Pence Visits Waukesha, Praises One Barrett & Criticizes Another

Oct 14, 2020

The Trump campaign is making a late bid to win Wisconsin again, with President Donald Trump expected in Janesville Saturday evening, and Vice President Mike Pence having visited Waukesha Tuesday.

Polls show Trump trailing Democratic presidential candidate, former Vice President Joe Biden, by about five percentage points. But the Republican contenders' strategy to erase that lead apparently includes energizing religious conservatives. In Waukesha, Pence put the spotlight on Trump's current Supreme Court nominee Amy Coney Barrett, a Catholic.

Three years ago, during an Appeals Court confirmation hearing, California Democratic Senator Dianne Feinstein told Barrett,  "The dogma lives loudly within you."

Tuesday, Pence referred that remark: "Well, I got news for the Democrats and their friends in Hollywood — that dogma lives loudly in me!  That dogma lives loudly in you!  And the right to live and work and worship according to the dictates of our faith lives loudly in the Constitution of the United States of America!,” Pence exclaimed to cheers from the crowd.

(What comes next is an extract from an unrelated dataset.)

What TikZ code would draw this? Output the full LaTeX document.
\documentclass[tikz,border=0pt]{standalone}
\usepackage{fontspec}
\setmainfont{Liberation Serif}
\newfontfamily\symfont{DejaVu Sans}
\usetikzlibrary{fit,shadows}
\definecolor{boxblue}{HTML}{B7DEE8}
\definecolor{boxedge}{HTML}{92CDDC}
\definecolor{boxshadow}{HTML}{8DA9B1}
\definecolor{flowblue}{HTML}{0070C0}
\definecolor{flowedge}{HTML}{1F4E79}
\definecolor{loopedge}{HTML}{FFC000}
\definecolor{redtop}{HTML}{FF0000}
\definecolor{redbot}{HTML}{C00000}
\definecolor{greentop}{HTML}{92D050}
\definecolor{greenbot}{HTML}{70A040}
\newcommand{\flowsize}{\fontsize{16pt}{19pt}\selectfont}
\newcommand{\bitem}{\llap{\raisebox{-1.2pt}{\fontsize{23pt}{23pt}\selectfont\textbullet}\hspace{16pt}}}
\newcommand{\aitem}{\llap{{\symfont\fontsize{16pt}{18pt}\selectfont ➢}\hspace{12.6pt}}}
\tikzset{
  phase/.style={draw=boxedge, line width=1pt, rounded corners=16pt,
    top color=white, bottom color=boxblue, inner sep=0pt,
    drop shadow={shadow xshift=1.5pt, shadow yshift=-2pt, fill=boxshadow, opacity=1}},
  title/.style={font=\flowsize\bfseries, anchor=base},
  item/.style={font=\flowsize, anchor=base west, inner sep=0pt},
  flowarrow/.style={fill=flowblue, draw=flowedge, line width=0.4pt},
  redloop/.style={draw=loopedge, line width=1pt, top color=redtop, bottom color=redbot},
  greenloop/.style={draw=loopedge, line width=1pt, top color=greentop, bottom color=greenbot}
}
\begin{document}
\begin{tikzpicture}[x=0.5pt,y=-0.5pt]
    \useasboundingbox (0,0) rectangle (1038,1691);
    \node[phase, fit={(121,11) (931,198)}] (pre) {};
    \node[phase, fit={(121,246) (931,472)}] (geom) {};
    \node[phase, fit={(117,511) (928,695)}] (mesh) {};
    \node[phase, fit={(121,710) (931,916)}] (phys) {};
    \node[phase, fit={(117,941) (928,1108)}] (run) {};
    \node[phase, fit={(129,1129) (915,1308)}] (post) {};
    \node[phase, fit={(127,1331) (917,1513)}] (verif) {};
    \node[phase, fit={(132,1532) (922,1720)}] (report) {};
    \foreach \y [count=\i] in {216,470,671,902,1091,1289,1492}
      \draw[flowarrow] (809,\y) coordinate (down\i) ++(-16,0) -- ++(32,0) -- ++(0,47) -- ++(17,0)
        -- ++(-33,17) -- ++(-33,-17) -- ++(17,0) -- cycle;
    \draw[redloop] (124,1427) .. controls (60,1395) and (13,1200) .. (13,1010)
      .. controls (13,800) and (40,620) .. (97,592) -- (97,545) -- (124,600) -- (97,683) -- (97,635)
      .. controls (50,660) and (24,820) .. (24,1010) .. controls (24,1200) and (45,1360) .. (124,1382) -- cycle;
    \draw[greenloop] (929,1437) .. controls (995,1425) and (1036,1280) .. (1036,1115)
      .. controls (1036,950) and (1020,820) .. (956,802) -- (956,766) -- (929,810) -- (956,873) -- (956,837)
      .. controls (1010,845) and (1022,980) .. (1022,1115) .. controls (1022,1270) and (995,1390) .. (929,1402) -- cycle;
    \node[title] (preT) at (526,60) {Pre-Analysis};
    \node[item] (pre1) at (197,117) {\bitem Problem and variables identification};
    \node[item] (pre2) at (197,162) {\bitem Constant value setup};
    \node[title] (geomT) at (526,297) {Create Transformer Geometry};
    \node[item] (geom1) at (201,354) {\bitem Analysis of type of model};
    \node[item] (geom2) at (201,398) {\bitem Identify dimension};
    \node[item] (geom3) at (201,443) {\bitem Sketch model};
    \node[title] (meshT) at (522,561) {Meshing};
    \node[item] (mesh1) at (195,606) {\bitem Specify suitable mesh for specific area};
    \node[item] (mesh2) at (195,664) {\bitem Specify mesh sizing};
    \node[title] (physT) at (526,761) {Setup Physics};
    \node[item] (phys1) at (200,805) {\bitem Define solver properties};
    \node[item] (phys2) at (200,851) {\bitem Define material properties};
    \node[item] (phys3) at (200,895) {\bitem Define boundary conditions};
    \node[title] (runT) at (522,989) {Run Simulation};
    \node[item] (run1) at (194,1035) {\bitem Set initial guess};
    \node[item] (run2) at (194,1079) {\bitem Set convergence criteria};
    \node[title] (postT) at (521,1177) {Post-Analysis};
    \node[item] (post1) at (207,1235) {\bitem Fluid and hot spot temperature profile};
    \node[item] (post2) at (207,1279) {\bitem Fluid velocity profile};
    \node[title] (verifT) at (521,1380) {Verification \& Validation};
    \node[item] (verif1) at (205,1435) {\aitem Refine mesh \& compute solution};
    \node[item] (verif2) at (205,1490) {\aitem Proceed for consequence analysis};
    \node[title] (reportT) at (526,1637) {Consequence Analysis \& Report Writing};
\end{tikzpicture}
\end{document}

During this week's Senate confirmation hearing, Feinstein has not referred to Barrett's faith, but the veteran lawmaker and others have repeatedly tried to get the nominee to answer questions about abortion. Barrett said Tuesday that the Roe v. Wade decision is not a case that everyone has accepted.

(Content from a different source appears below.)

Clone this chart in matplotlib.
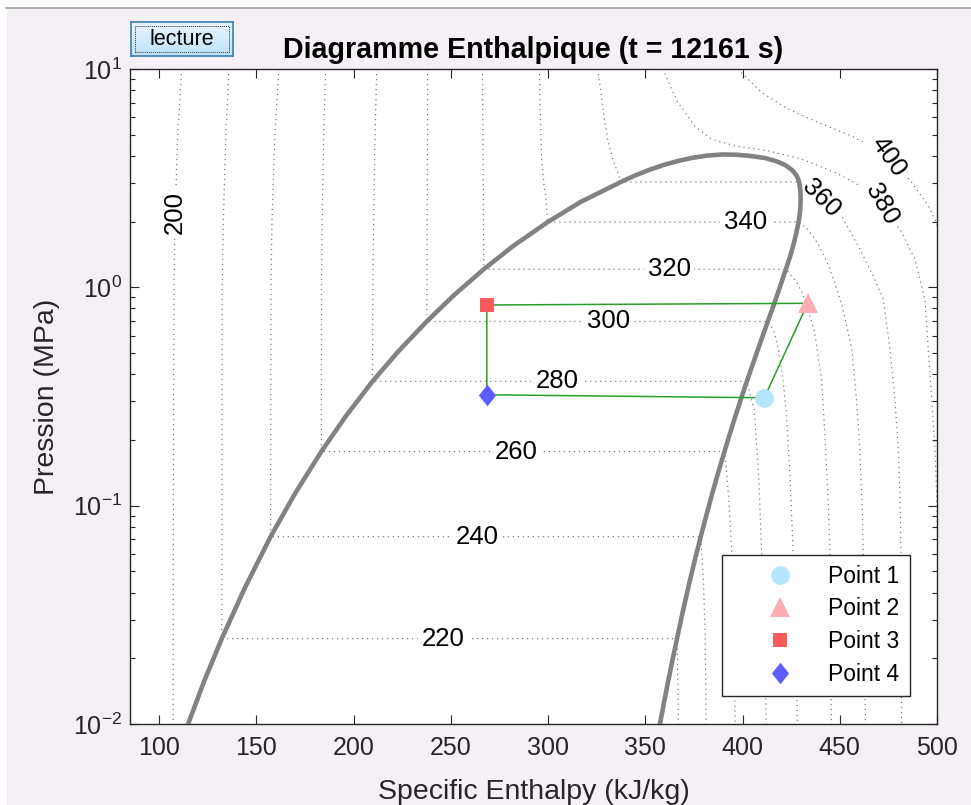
import numpy as np
import matplotlib
matplotlib.use("Agg")
import matplotlib.pyplot as plt
from matplotlib.patches import Rectangle
from matplotlib.lines import Line2D

plt.rcParams['font.family'] = ['Liberation Sans', 'DejaVu Sans']
plt.rcParams['mathtext.default'] = 'regular'
plt.rcParams['axes.unicode_minus'] = False

# Courbe de saturation (h en kJ/kg, P en MPa)
dome_liq_h = [114.9, 123.1, 132.2, 144.1, 157.3, 169.7, 183.4, 195.9, 209.7, 223.0, 237.6,
              251.5, 266.9, 282.3, 299.8, 316.7, 337.5, 344.6, 351.9, 359.2, 366.7, 374.3,
              381.7, 389.5]
dome_liq_p = [0.0100, 0.01568, 0.0246, 0.0421, 0.0721, 0.113, 0.177, 0.2563, 0.371, 0.509, 0.698,
              0.919, 1.21, 1.552, 1.99, 2.46, 3.04, 3.25, 3.45, 3.63, 3.79, 3.92,
              4.01, 4.06]
dome_vap_h = [389.5, 396.7, 403.7, 411.6, 417.5, 422.2, 425.7, 427.9, 429.1, 429.7, 429.9,
              429.7, 429.3, 428.8, 427.7, 426.2, 424.4, 422.3, 420.1, 417.8, 415.4, 413.0,
              410.4, 407.6, 404.9, 402.2, 399.3, 396.5, 393.6, 390.7, 387.3, 384.1, 381.2,
              378.5, 375.6, 372.7, 369.7, 366.3, 363.9, 361.3, 357.5]
dome_vap_p = [4.06, 4.05, 4.00, 3.91, 3.78, 3.62, 3.43, 3.24, 3.04, 2.80, 2.54,
              2.30, 2.12, 1.99, 1.78, 1.57, 1.38, 1.21, 1.06, 0.92, 0.80, 0.698,
              0.60, 0.51, 0.435, 0.371, 0.31, 0.26, 0.215, 0.177, 0.14, 0.111, 0.089,
              0.0721, 0.057, 0.0445, 0.034, 0.0246, 0.0195, 0.015, 0.0100]

# Isothermes (K) : partie liquide, de 10 MPa jusqu'a la saturation
iso_liq_h = {
    200: [111.6, 109.5, 108.1, 107.6, 107.3, 107.2],
    220: [135.9, 134.3, 133.0, 132.4, 132.2],
    240: [161.6, 159.5, 158.0, 157.5, 157.3],
    260: [185.6, 184.6, 183.8, 183.5, 183.4],
    280: [211.9, 211.0, 210.3, 209.9, 209.7],
    300: [238.0, 238.0, 237.8, 237.7, 237.6],
    320: [266.2, 266.5, 266.8, 266.9],
    340: [295.5, 296.0, 296.7, 298.0, 298.9, 299.8],
    360: [325.5, 327.2, 328.9, 330.6, 333.2, 335.8, 337.5],
}
iso_liq_p = {
    200: [10, 5, 2, 1, 0.1, 0.01],
    220: [10, 5, 2, 1, 0.0246],
    240: [10, 5, 2, 1, 0.0721],
    260: [10, 5, 2, 1, 0.177],
    280: [10, 5, 2, 1, 0.371],
    300: [10, 5, 2, 1, 0.698],
    320: [10, 5, 2, 1.21],
    340: [10, 6.0, 3.87, 2.9, 2.54, 1.99],
    360: [10, 7.82, 5.9, 4.78, 3.87, 3.36, 3.04],
}

# partie vapeur (ou supercritique), de la saturation jusqu'a 0.01 MPa
iso_vap_h = {
    220: [366.3, 366.7, 367.0],
    240: [378.5, 379.9, 380.8, 381.3],
    260: [390.7, 391.6, 392.9, 394.3, 395.4, 396.2],
    280: [402.2, 404.0, 406.0, 408.0, 408.8, 409.7, 411.0, 412.2],
    300: [413.0, 416.5, 418.8, 420.8, 422.5, 424.2, 425.9, 427.2, 428.2],
    320: [422.3, 428.0, 431.0, 433.7, 437.1, 440.6, 442.3, 444.0, 444.9, 445.7],
    340: [428.8, 433.5, 438.5, 443.5, 447.5, 451.7, 456.2, 458.6, 460.3, 461.5, 462.3, 463.2],
    360: [429.1, 434.0, 441.0, 450.9, 459.6, 466.3, 472.5, 475.8, 478.4, 480.1, 481.0, 481.4, 481.8],
    380: [358.9, 366.7, 375.3, 383.9, 395.9, 413.1, 430.3, 447.4, 457.7, 471.5, 481.8, 488.7,
          493.8, 495.5, 497.3, 499.0, 499.9, 500.6, 501.2],
    400: [397.6, 409.7, 423.4, 438.9, 456.0, 475.1, 487.0, 495.6, 499.0, 503.0],
}
iso_vap_p = {
    220: [0.0246, 0.016, 0.01],
    240: [0.0721, 0.045, 0.025, 0.01],
    260: [0.177, 0.15, 0.107, 0.065, 0.03, 0.01],
    280: [0.371, 0.32, 0.275, 0.151, 0.107, 0.065, 0.03, 0.01],
    300: [0.698, 0.619, 0.5, 0.378, 0.266, 0.151, 0.065, 0.03, 0.01],
    320: [1.21, 1.05, 0.93, 0.79, 0.619, 0.378, 0.217, 0.107, 0.065, 0.01],
    340: [1.99, 1.85, 1.6, 1.3, 1.05, 0.79, 0.52, 0.306, 0.181, 0.1, 0.05, 0.01],
    360: [3.04, 2.85, 2.54, 2.12, 1.54, 1.17, 0.88, 0.52, 0.306, 0.181, 0.107, 0.065, 0.01],
    380: [10, 7.03, 5.49, 4.78, 4.45, 4.22, 3.87, 3.36, 3.02, 2.45, 1.79, 1.34,
          0.881, 0.52, 0.306, 0.181, 0.107, 0.05, 0.01],
    400: [10, 7.82, 6.56, 5.69, 4.94, 3.99, 3.02, 2.36, 2.05, 1.6],
}

# etiquettes des isothermes
lab_temps = [200, 220, 240, 260, 280, 300, 320, 340, 360, 380, 400]
lab_h = [108.2, 246.3, 263.8, 283.4, 304.5, 331.3, 362.2, 401.4, 440.6, 471.5, 475.1]
lab_p = [2.21, 0.0246, 0.0721, 0.177, 0.371, 0.698, 1.21, 1.99, 2.56, 2.41, 3.95]
lab_rot = [90, 0, 0, 0, 0, 0, 0, 0, -45, -60, -55]

# cycle frigorifique
pt_names = ['Point 1', 'Point 2', 'Point 3', 'Point 4']
pt_h = [411.2, 433.5, 268.5, 268.5]
pt_p = [0.312, 0.845, 0.83, 0.322]

W, H = 971, 805
BG = '#f5f0f5'
AXC = '#262626'

fig = plt.figure(figsize=(W / 100, H / 100), dpi=100)
fig.patch.set_facecolor('white')
fig.add_artist(Rectangle((7 / W, 0), 1, 1 - 9 / H, transform=fig.transFigure,
                         facecolor=BG, edgecolor='none', zorder=-5))
fig.add_artist(Line2D([6 / W, 1], [1 - 8.5 / H] * 2, transform=fig.transFigure,
                      color='#a0a0a0', lw=1.2))

ax = fig.add_axes([130 / W, 81 / H, 807 / W, 655 / H])
ax.set_facecolor('white')
ax.set_yscale('log')

# isothermes en pointilles
for T in lab_temps:
    h = iso_liq_h.get(T, []) + iso_vap_h.get(T, [])
    p = iso_liq_p.get(T, []) + iso_vap_p.get(T, [])
    ax.plot(h, p, ls=(0, (1, 3)), color='#7c7c7c', lw=0.9, zorder=2)

for T, h, p, r in zip(lab_temps, lab_h, lab_p, lab_rot):
    ax.text(h, p, str(T), fontsize=18.5, rotation=r, rotation_mode='anchor',
            ha='center', va='center', color='black', zorder=3,
            bbox=dict(boxstyle='square,pad=0.15', fc='white', ec='none'))

# cloche de saturation
ax.plot(dome_liq_h + dome_vap_h, dome_liq_p + dome_vap_p, color='#828282', lw=3.3,
        zorder=4, solid_joinstyle='round')

# cycle
ax.plot(pt_h + pt_h[:1], pt_p + pt_p[:1], color='#2a9d2a', lw=1.1, zorder=5)

diamond = [(0, 1), (0.8, 0), (0, -1), (-0.8, 0), (0, 1)]
styles = [('o', 13.5, '#b5e6fb'), ('^', 14, '#ffadb4'), ('s', 10.5, '#fa5a5a'), (diamond, 15.5, '#5c5cff')]
for name, h, p, (m, ms, c) in zip(pt_names, pt_h, pt_p, styles):
    ax.plot(h, p, ls='none', marker=m, ms=ms, color=c, mec=c, mew=0, label=name, zorder=6)

ax.set_xlim(85, 500)
ax.set_ylim(0.01, 10)
ax.set_xticks(np.arange(100, 501, 50))

for s in ax.spines.values():
    s.set_color(AXC)
    s.set_linewidth(1.0)
ax.tick_params(which='both', direction='in', top=True, right=True, colors=AXC, width=0.8)
ax.tick_params(which='major', length=6.5, labelsize=18)
ax.tick_params(which='minor', length=3.5)
ax.tick_params(axis='x', pad=8.5)
ax.tick_params(axis='y', pad=6)

ax.set_xlabel('Specific Enthalpy (kJ/kg)', fontsize=20.5, color=AXC)
ax.xaxis.label.set_va('baseline')
ax.xaxis.set_label_coords(0.5, -(798.5 - 724) / 655)
ax.set_ylabel('Pression (MPa)', fontsize=20.5, color=AXC)
ax.yaxis.label.set_va('center')
ax.yaxis.set_label_coords(-(130 - 47) / 807, 0.5)

fig.text(533 / W, 1 - 57.5 / H, 'Diagramme Enthalpique (t = 12161 s)', fontsize=20.6,
         fontweight='bold', ha='center', va='baseline')

leg = ax.legend(loc='lower right', bbox_to_anchor=((910 - 130) / 807, (724 - 696) / 655),
                borderaxespad=0, fontsize=16.5, frameon=True, fancybox=False,
                edgecolor=AXC, framealpha=1, handlelength=4.2, handletextpad=0.0,
                labelspacing=0.42, borderpad=0.45, numpoints=1)
leg.get_frame().set_linewidth(1.0)

# bouton "lecture"
bax = fig.add_axes([131 / W, 1 - 56 / H, 102 / W, 34 / H])
top_c = np.array([0.91, 0.96, 0.99])
bot_c = np.array([0.74, 0.89, 0.98])
grad = np.linspace(0, 1, 40)[:, None, None] * (bot_c - top_c) + top_c
bax.imshow(grad, aspect='auto', extent=[0, 1, 0, 1], origin='upper')
bax.set_xlim(0, 1)
bax.set_ylim(0, 1)
bax.set_xticks([])
bax.set_yticks([])
for s in bax.spines.values():
    s.set_color('#3c7fb1')
    s.set_linewidth(1.2)
bax.add_patch(Rectangle((0.04, 0.12), 0.92, 0.76, fill=False, ls=(0, (1, 1)), lw=0.7, ec='#333333'))
bax.text(0.5, 0.48, 'lecture', fontsize=15.5, ha='center', va='center', color='black')

fig.savefig('out.png', dpi=100)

In Waukesha, the vice president was also hitting hard on the law and order theme that the Trump campaign has been mentioning all summer and fall. Pence said this is not the time to be cutting police budgets, mentioning a proposal in Milwaukee.

"I mean, it's not a surprise Milwaukee has literally seen a 110% increase in homicides this year. All while Milwaukee's Democrat mayor has called for cutting 120 police officers from his 20-21 budget,” Pence said.

The crowd at Vice President Mike Pence's Waukesha campaign event Tuesday.
Credit Chuck Quirmbach / WUWM

Mayor Tom Barrett's office did not respond to our request for comment. The mayor told the Milwaukee Journal Sentinel that Pence's remark was a cheap shot and repeated what Barrett told WUWM in September that Republican critics of his police proposal should try to get the GOP-controlled state Legislature to supply more shared revenue to Milwaukee.

State Democats had other advice for Pence. During a web news conference Tuesday morning, State Treasurer Sarah Godlewski lamented the lack of another federal stimulus bill to help small businesses hurt by the COVID-19 pandemic.

"Now it's been over five months since the Paycheck Protection Program was launched, and over 80% of businesses that got those funds are now through them. And this White House still refuses to work across the aisle to help our mom and pop businesses,” she said.

The White House and Republicans controlling the U.S. Senate also appear to disagree on some details.  It's unclear what will happen in the three weeks Trump has remaining to win Wisconsin, which many pollsters now say leans Democratic in the presidential race.